■ **Exercise brief**: Retype the listing that follows, word for word.

■ **Provided material**:
++++++++++

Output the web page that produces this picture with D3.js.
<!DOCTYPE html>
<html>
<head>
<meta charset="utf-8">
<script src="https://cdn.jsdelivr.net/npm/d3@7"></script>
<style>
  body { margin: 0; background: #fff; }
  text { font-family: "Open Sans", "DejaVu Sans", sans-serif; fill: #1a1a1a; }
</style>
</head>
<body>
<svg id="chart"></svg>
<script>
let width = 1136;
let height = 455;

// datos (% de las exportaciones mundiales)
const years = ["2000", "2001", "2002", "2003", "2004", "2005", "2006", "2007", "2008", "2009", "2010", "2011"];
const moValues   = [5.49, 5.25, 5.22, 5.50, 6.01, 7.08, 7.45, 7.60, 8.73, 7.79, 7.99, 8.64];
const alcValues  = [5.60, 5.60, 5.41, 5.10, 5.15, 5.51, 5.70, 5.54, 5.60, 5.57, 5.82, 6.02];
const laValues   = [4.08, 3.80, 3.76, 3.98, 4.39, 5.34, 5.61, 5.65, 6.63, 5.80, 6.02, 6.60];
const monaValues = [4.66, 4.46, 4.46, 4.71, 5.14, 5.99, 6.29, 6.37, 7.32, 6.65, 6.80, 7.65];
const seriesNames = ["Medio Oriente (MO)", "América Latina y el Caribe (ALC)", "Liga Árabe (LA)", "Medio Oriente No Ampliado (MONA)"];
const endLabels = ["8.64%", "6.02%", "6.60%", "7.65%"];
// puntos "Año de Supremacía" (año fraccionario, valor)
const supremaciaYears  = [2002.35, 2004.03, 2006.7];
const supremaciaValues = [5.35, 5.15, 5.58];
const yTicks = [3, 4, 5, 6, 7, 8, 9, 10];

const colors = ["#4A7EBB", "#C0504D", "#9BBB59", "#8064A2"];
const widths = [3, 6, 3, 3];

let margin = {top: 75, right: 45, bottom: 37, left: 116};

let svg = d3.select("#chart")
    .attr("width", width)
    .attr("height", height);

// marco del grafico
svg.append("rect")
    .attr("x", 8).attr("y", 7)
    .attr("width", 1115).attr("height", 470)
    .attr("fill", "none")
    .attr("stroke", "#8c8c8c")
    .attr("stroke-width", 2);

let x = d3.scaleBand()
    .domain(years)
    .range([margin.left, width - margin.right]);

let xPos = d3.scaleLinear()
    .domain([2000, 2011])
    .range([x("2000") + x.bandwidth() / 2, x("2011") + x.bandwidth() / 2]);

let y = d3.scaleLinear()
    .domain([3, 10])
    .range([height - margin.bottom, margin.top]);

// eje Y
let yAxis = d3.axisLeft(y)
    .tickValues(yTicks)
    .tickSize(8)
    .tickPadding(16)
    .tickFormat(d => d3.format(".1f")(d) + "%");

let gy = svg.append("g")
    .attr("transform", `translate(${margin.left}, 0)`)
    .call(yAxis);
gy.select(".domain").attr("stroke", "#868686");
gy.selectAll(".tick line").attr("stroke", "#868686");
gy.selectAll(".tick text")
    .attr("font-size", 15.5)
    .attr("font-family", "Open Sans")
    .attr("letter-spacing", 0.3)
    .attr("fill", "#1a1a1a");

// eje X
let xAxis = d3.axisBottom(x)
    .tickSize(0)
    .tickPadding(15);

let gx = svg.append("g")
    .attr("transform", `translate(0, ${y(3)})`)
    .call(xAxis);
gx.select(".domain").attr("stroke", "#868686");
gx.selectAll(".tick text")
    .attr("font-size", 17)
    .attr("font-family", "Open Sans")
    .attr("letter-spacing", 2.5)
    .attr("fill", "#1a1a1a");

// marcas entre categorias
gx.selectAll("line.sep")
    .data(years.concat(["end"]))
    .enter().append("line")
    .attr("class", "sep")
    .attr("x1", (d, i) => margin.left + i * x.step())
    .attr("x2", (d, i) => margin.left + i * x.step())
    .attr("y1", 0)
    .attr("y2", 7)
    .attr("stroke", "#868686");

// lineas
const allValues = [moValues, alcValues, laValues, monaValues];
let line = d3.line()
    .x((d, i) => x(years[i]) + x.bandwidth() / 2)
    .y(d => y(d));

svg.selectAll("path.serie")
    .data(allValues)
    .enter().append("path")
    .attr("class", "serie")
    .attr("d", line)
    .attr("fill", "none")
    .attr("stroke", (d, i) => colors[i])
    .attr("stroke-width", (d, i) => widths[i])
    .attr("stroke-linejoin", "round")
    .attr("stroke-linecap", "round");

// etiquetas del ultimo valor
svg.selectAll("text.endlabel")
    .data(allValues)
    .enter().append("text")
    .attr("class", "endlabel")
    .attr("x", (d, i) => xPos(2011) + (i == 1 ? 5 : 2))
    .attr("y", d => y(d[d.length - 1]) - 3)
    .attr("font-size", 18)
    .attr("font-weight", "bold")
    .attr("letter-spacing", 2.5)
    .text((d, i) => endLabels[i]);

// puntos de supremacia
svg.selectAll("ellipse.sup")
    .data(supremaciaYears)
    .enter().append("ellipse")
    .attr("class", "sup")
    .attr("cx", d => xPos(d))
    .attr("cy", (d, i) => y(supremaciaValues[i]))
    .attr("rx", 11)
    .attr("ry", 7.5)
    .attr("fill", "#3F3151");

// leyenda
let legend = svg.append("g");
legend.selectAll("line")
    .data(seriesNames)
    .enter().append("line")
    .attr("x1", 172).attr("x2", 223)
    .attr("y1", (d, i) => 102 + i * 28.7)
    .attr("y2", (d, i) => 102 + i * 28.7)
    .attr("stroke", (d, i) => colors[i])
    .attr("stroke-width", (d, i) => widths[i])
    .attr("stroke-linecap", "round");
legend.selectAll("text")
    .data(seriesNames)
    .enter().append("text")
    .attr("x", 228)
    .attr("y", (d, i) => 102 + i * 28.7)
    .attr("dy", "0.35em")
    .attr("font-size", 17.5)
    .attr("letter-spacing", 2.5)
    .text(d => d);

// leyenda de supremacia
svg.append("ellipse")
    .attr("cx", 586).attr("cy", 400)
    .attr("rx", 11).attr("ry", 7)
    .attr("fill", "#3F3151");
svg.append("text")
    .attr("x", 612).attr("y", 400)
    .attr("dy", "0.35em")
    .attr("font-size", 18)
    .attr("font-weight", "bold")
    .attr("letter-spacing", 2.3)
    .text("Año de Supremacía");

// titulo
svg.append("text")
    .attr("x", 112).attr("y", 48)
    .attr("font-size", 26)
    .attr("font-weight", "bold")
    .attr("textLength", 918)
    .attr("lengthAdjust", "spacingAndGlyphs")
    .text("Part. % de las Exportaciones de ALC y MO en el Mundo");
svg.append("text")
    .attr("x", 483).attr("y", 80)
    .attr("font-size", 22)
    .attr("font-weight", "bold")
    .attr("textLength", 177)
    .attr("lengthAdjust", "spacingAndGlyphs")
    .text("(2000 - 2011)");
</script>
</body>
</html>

++++++++++

■ **Output for this task**:
Output the web page that produces this picture with D3.js.
<!DOCTYPE html>
<html>
<head>
<meta charset="utf-8">
<script src="https://cdn.jsdelivr.net/npm/d3@7"></script>
<style>
  body { margin: 0; background: #fff; }
  text { font-family: "Open Sans", "DejaVu Sans", sans-serif; fill: #1a1a1a; }
</style>
</head>
<body>
<svg id="chart"></svg>
<script>
let width = 1136;
let height = 455;

// datos (% de las exportaciones mundiales)
const years = ["2000", "2001", "2002", "2003", "2004", "2005", "2006", "2007", "2008", "2009", "2010", "2011"];
const moValues   = [5.49, 5.25, 5.22, 5.50, 6.01, 7.08, 7.45, 7.60, 8.73, 7.79, 7.99, 8.64];
const alcValues  = [5.60, 5.60, 5.41, 5.10, 5.15, 5.51, 5.70, 5.54, 5.60, 5.57, 5.82, 6.02];
const laValues   = [4.08, 3.80, 3.76, 3.98, 4.39, 5.34, 5.61, 5.65, 6.63, 5.80, 6.02, 6.60];
const monaValues = [4.66, 4.46, 4.46, 4.71, 5.14, 5.99, 6.29, 6.37, 7.32, 6.65, 6.80, 7.65];
const seriesNames = ["Medio Oriente (MO)", "América Latina y el Caribe (ALC)", "Liga Árabe (LA)", "Medio Oriente No Ampliado (MONA)"];
const endLabels = ["8.64%", "6.02%", "6.60%", "7.65%"];
// puntos "Año de Supremacía" (año fraccionario, valor)
const supremaciaYears  = [2002.35, 2004.03, 2006.7];
const supremaciaValues = [5.35, 5.15, 5.58];
const yTicks = [3, 4, 5, 6, 7, 8, 9, 10];

const colors = ["#4A7EBB", "#C0504D", "#9BBB59", "#8064A2"];
const widths = [3, 6, 3, 3];

let margin = {top: 75, right: 45, bottom: 37, left: 116};

let svg = d3.select("#chart")
    .attr("width", width)
    .attr("height", height);

// marco del grafico
svg.append("rect")
    .attr("x", 8).attr("y", 7)
    .attr("width", 1115).attr("height", 470)
    .attr("fill", "none")
    .attr("stroke", "#8c8c8c")
    .attr("stroke-width", 2);

let x = d3.scaleBand()
    .domain(years)
    .range([margin.left, width - margin.right]);

let xPos = d3.scaleLinear()
    .domain([2000, 2011])
    .range([x("2000") + x.bandwidth() / 2, x("2011") + x.bandwidth() / 2]);

let y = d3.scaleLinear()
    .domain([3, 10])
    .range([height - margin.bottom, margin.top]);

// eje Y
let yAxis = d3.axisLeft(y)
    .tickValues(yTicks)
    .tickSize(8)
    .tickPadding(16)
    .tickFormat(d => d3.format(".1f")(d) + "%");

let gy = svg.append("g")
    .attr("transform", `translate(${margin.left}, 0)`)
    .call(yAxis);
gy.select(".domain").attr("stroke", "#868686");
gy.selectAll(".tick line").attr("stroke", "#868686");
gy.selectAll(".tick text")
    .attr("font-size", 15.5)
    .attr("font-family", "Open Sans")
    .attr("letter-spacing", 0.3)
    .attr("fill", "#1a1a1a");

// eje X
let xAxis = d3.axisBottom(x)
    .tickSize(0)
    .tickPadding(15);

let gx = svg.append("g")
    .attr("transform", `translate(0, ${y(3)})`)
    .call(xAxis);
gx.select(".domain").attr("stroke", "#868686");
gx.selectAll(".tick text")
    .attr("font-size", 17)
    .attr("font-family", "Open Sans")
    .attr("letter-spacing", 2.5)
    .attr("fill", "#1a1a1a");

// marcas entre categorias
gx.selectAll("line.sep")
    .data(years.concat(["end"]))
    .enter().append("line")
    .attr("class", "sep")
    .attr("x1", (d, i) => margin.left + i * x.step())
    .attr("x2", (d, i) => margin.left + i * x.step())
    .attr("y1", 0)
    .attr("y2", 7)
    .attr("stroke", "#868686");

// lineas
const allValues = [moValues, alcValues, laValues, monaValues];
let line = d3.line()
    .x((d, i) => x(years[i]) + x.bandwidth() / 2)
    .y(d => y(d));

svg.selectAll("path.serie")
    .data(allValues)
    .enter().append("path")
    .attr("class", "serie")
    .attr("d", line)
    .attr("fill", "none")
    .attr("stroke", (d, i) => colors[i])
    .attr("stroke-width", (d, i) => widths[i])
    .attr("stroke-linejoin", "round")
    .attr("stroke-linecap", "round");

// etiquetas del ultimo valor
svg.selectAll("text.endlabel")
    .data(allValues)
    .enter().append("text")
    .attr("class", "endlabel")
    .attr("x", (d, i) => xPos(2011) + (i == 1 ? 5 : 2))
    .attr("y", d => y(d[d.length - 1]) - 3)
    .attr("font-size", 18)
    .attr("font-weight", "bold")
    .attr("letter-spacing", 2.5)
    .text((d, i) => endLabels[i]);

// puntos de supremacia
svg.selectAll("ellipse.sup")
    .data(supremaciaYears)
    .enter().append("ellipse")
    .attr("class", "sup")
    .attr("cx", d => xPos(d))
    .attr("cy", (d, i) => y(supremaciaValues[i]))
    .attr("rx", 11)
    .attr("ry", 7.5)
    .attr("fill", "#3F3151");

// leyenda
let legend = svg.append("g");
legend.selectAll("line")
    .data(seriesNames)
    .enter().append("line")
    .attr("x1", 172).attr("x2", 223)
    .attr("y1", (d, i) => 102 + i * 28.7)
    .attr("y2", (d, i) => 102 + i * 28.7)
    .attr("stroke", (d, i) => colors[i])
    .attr("stroke-width", (d, i) => widths[i])
    .attr("stroke-linecap", "round");
legend.selectAll("text")
    .data(seriesNames)
    .enter().append("text")
    .attr("x", 228)
    .attr("y", (d, i) => 102 + i * 28.7)
    .attr("dy", "0.35em")
    .attr("font-size", 17.5)
    .attr("letter-spacing", 2.5)
    .text(d => d);

// leyenda de supremacia
svg.append("ellipse")
    .attr("cx", 586).attr("cy", 400)
    .attr("rx", 11).attr("ry", 7)
    .attr("fill", "#3F3151");
svg.append("text")
    .attr("x", 612).attr("y", 400)
    .attr("dy", "0.35em")
    .attr("font-size", 18)
    .attr("font-weight", "bold")
    .attr("letter-spacing", 2.3)
    .text("Año de Supremacía");

// titulo
svg.append("text")
    .attr("x", 112).attr("y", 48)
    .attr("font-size", 26)
    .attr("font-weight", "bold")
    .attr("textLength", 918)
    .attr("lengthAdjust", "spacingAndGlyphs")
    .text("Part. % de las Exportaciones de ALC y MO en el Mundo");
svg.append("text")
    .attr("x", 483).attr("y", 80)
    .attr("font-size", 22)
    .attr("font-weight", "bold")
    .attr("textLength", 177)
    .attr("lengthAdjust", "spacingAndGlyphs")
    .text("(2000 - 2011)");
</script>
</body>
</html>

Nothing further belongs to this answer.